Laser Lance in 5...4...3... Laser Lance Recovery

 Maiden flight was on a C6-5 but I forgot to pack it with dog barf.

After recovering rocket I took it back to the car and removed the melted parachute. I then had to repair the shock cord as well as it was melted in three spots. After making repairs to the shock cord and replacing the parachute I loaded it back up, this time making sure I added the dog barf. For 2nd flight I opted to go with designed motor and loaded it up with a D12-5. This time it ripped off the pad  and almost disappeared in the sky. I think I saw the chute deploy at apogee but hard to tell. Rocket drifted way, way, way down field in spite of the 4" spill hole that I had cut in the parachute. Hitched a ride with the mule driver to retrieve it. Found the rocket near the pond at the other end of the campgrounds. Recovery showed a couple of paint chips to 2 fins and a couple of tiny scratches in the NC.
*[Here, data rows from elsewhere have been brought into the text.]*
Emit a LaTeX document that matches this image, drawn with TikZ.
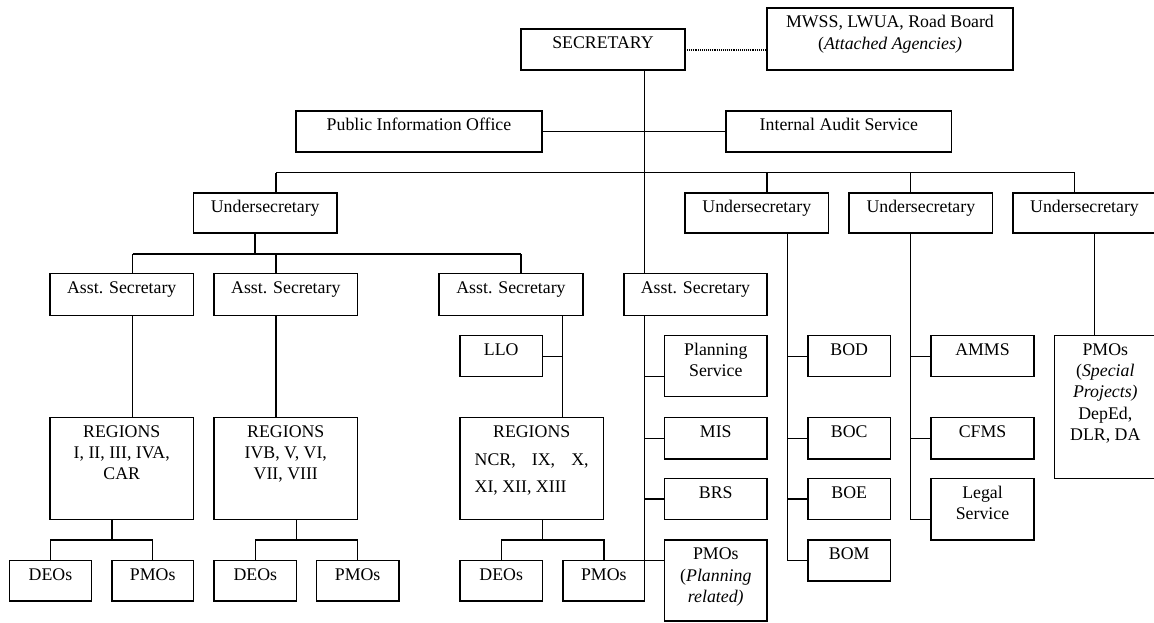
\documentclass[tikz,border=0pt]{standalone}
\usepackage{fontspec}
\setmainfont{Liberation Serif}
\usetikzlibrary{calc}
\tikzset{
  box/.style={draw, line width=1.3pt, rectangle, inner sep=0pt, outer sep=0pt},
  txt/.style={anchor=north, inner sep=0pt, align=center, font=\fontsize{17.8}{21.3}\selectfont},
  conn/.style={line width=1.3pt},
  dots/.style={line width=2pt, dash pattern=on 1pt off 0.9pt},
}
\newcommand{\obox}[5]{\node[box, minimum width={(#3)-(#2)}, minimum height={(#5)-(#4)}] (#1) at ({((#2)+(#3))/2},{((#4)+(#5))/2}) {};}
\newcommand{\otext}[3][4.6pt]{\node[txt] (#2-t) at ([yshift=-#1]#2.north) {\strut #3};}
\begin{document}
\begin{tikzpicture}[x=1pt, y=-1pt]
\fill[white] (0,0) rectangle (1154,622);
\useasboundingbox (0,0) rectangle (1154,622);
% boxes
\obox{sec}{521}{685}{29}{70}
\obox{mwss}{767}{1013}{8}{70}
\obox{pio}{296}{542}{111}{152}
\obox{ias}{726}{951.6}{111}{152}
\obox{us1}{193.5}{337}{193}{233}
\obox{us2}{685}{828.6}{193}{233}
\obox{us3}{849}{992.7}{193}{233}
\obox{us4}{1013}{1156}{193}{233}
\obox{as1}{50}{193.5}{273.7}{315.4}
\obox{as2}{214}{357.6}{273.7}{315.4}
\obox{as3}{439}{583}{273.7}{315.4}
\obox{as4}{624}{767}{273.7}{315.4}
\obox{reg1}{50}{193.5}{417.3}{519.2}
\obox{reg2}{214}{357.6}{417.3}{519.2}
\obox{reg3}{460}{603.4}{417.5}{519.2}
\obox{llo}{460}{542.4}{335.6}{376.8}
\obox{deo1}{9.6}{91.3}{560.5}{601}
\obox{pmo1}{111.9}{193.5}{560.5}{601}
\obox{deo2}{214}{296.6}{560.5}{601}
\obox{pmo2}{316.4}{398.9}{560.5}{601}
\obox{deo3}{460}{542.4}{560.5}{601}
\obox{pmo3}{563}{644.7}{560.5}{601}
\obox{plan}{664.6}{767}{335.6}{396.7}
\obox{mis}{664.6}{767}{417.3}{459}
\obox{brs}{664.6}{767}{478.8}{519.2}
\obox{pmop}{664.6}{767}{540}{621}
\obox{bod}{808}{890.5}{335.6}{376.8}
\obox{boc}{808}{890.5}{417.3}{459}
\obox{boe}{808}{890.5}{478.8}{519.2}
\obox{bom}{808}{890.5}{540}{581}
\obox{amms}{931}{1034}{335.6}{376.8}
\obox{cfms}{931}{1034}{417.3}{459}
\obox{legal}{931}{1034}{478.8}{540}
\obox{pmos}{1054.6}{1156}{335.6}{478.8}
% texts
\otext{sec}{SECRETARY}
\otext{mwss}{MWSS, LWUA, Road Board\\(\textit{Attached Agencies)}}
\otext{pio}{Public Information Office}
\otext{ias}{Internal Audit Service}
\otext{us1}{Undersecretary}
\otext{us2}{Undersecretary}
\otext{us3}{Undersecretary}
\otext{us4}{Undersecretary}
\otext{as1}{Asst. Secretary}
\otext{as2}{Asst. Secretary}
\otext{as3}{Asst. Secretary}
\otext{as4}{Asst. Secretary}
\otext{reg1}{REGIONS\\I, II, III, IVA,\\CAR}
\otext{reg2}{REGIONS\\IVB, V, VI,\\VII, VIII}
\otext{reg3}{REGIONS\\[6.5pt]\makebox[114pt]{NCR,\hfill IX,\hfill X,}\\[6.5pt]\makebox[114pt][l]{XI, XII, XIII}}
\otext{llo}{LLO}
\otext{deo1}{DEOs}
\otext{pmo1}{PMOs}
\otext{deo2}{DEOs}
\otext{pmo2}{PMOs}
\otext{deo3}{DEOs}
\otext{pmo3}{PMOs}
\otext{plan}{Planning\\Service}
\otext{mis}{MIS}
\otext{brs}{BRS}
\otext{pmop}{PMOs\\(\textit{Planning}\\\textit{related)}}
\otext{bod}{BOD}
\otext{boc}{BOC}
\otext{boe}{BOE}
\otext{bom}{BOM}
\otext{amms}{AMMS}
\otext{cfms}{CFMS}
\otext{legal}{Legal\\Service}
\otext{pmos}{PMOs\\(\textit{Special}\\\textit{Projects)}\\DepEd,\\DLR, DA}
% connectors
\coordinate (tx) at (644.7,0);
\draw[dots] (sec.east) -- (sec.east -| mwss.west);
\draw[conn] (sec.south -| tx) -- (as4.north -| tx);
\draw[conn] (pio.east) -- (ias.west);
% undersecretary bus
\coordinate (b1) at (276,172.6);
\coordinate (b2) at (767,172.6);
\coordinate (b3) at (910.3,172.6);
\coordinate (b4) at (1074.5,172.6);
\draw[conn] (b1) -- (b4);
\draw[conn] (b1) -- (b1 |- us1.north);
\draw[conn] (b2) -- (b2 |- us2.north);
\draw[conn] (b3) -- (b3 |- us3.north);
\draw[conn] (b4) -- (b4 |- us4.north);
% asst secretary bus
\coordinate (c0) at (255,254);
\coordinate (c1) at (132.5,254);
\coordinate (c2) at (276,254);
\coordinate (c3) at (521,254);
\draw[conn] (us1.south -| c0) -- (c0);
\draw[conn] (c1) -- (c3);
\draw[conn] (c1) -- (c1 |- as1.north);
\draw[conn] (c2) -- (c2 |- as2.north);
\draw[conn] (c3) -- (c3 |- as3.north);
\draw[conn] (as1.south -| c1) -- (reg1.north -| c1);
\draw[conn] (as2.south -| c2) -- (reg2.north -| c2);
\coordinate (d3) at (562.2,0);
\draw[conn] (as3.south -| d3) -- (reg3.north -| d3);
\draw[conn] (llo.east) -- (llo.east -| d3);
% regions to DEOs / PMOs
\coordinate (e1) at (111.9,540);
\coordinate (e2) at (296.6,540);
\coordinate (e3) at (542.4,540);
\draw[conn] (reg1.south -| e1) -- (e1);
\draw[conn] (deo1.north) |- (pmo1.north |- e1) -- (pmo1.north);
\draw[conn] (reg2.south -| e2) -- (e2);
\draw[conn] (deo2.north) |- (pmo2.north |- e2) -- (pmo2.north);
\draw[conn] (reg3.south -| e3) -- (e3);
\draw[conn] (deo3.north) |- (pmo3.north |- e3) -- (pmo3.north);
% asst secretary 4 column
\coordinate (pl) at ([yshift=-10.65pt]plan.west);
\draw[conn] (as4.south -| tx) -- (pmo3.north -| tx);
\draw[conn] (pl -| tx) -- (pl);
\draw[conn] (mis.west -| tx) -- (mis.west);
\draw[conn] (brs.west -| tx) -- (brs.west);
\draw[conn] (pmo3.north -| tx) -- (pmo3.north -| pmop.west);
% undersecretary 2 column
\coordinate (f2) at (787.4,0);
\draw[conn] (us2.south -| f2) -- (bom.west -| f2);
\draw[conn] (bod.west -| f2) -- (bod.west);
\draw[conn] (boc.west -| f2) -- (boc.west);
\draw[conn] (boe.west -| f2) -- (boe.west);
\draw[conn] (bom.west -| f2) -- (bom.west);
% undersecretary 3 column
\coordinate (g3) at (910.3,0);
\coordinate (lg) at ([yshift=-9.8pt]legal.west);
\draw[conn] (us3.south -| g3) -- (lg -| g3);
\draw[conn] (amms.west -| g3) -- (amms.west);
\draw[conn] (cfms.west -| g3) -- (cfms.west);
\draw[conn] (lg -| g3) -- (lg);
% undersecretary 4 column
\coordinate (h4) at (1094.3,0);
\draw[conn] (us4.south -| h4) -- (pmos.north -| h4);
\end{tikzpicture}
\end{document}
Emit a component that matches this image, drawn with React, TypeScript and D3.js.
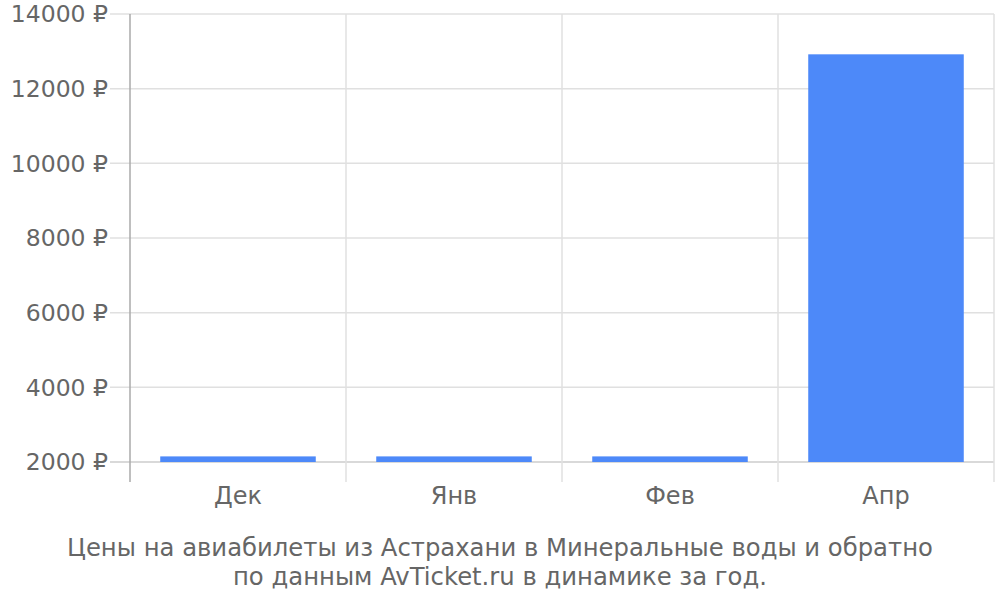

Laser Lance 2nd flight 2nd flight recovery

Second flight on a D12-5 was perfect 

 Note: If it were not for the way the fins are designed I would consider streamer recovery on D flights as this rocket really gets up there. If you have a B field this rocket flies to about 400' or so on a C motor with an 18x24mm adaptor. Haven't tried a B motor yet but I think that should be OK as well.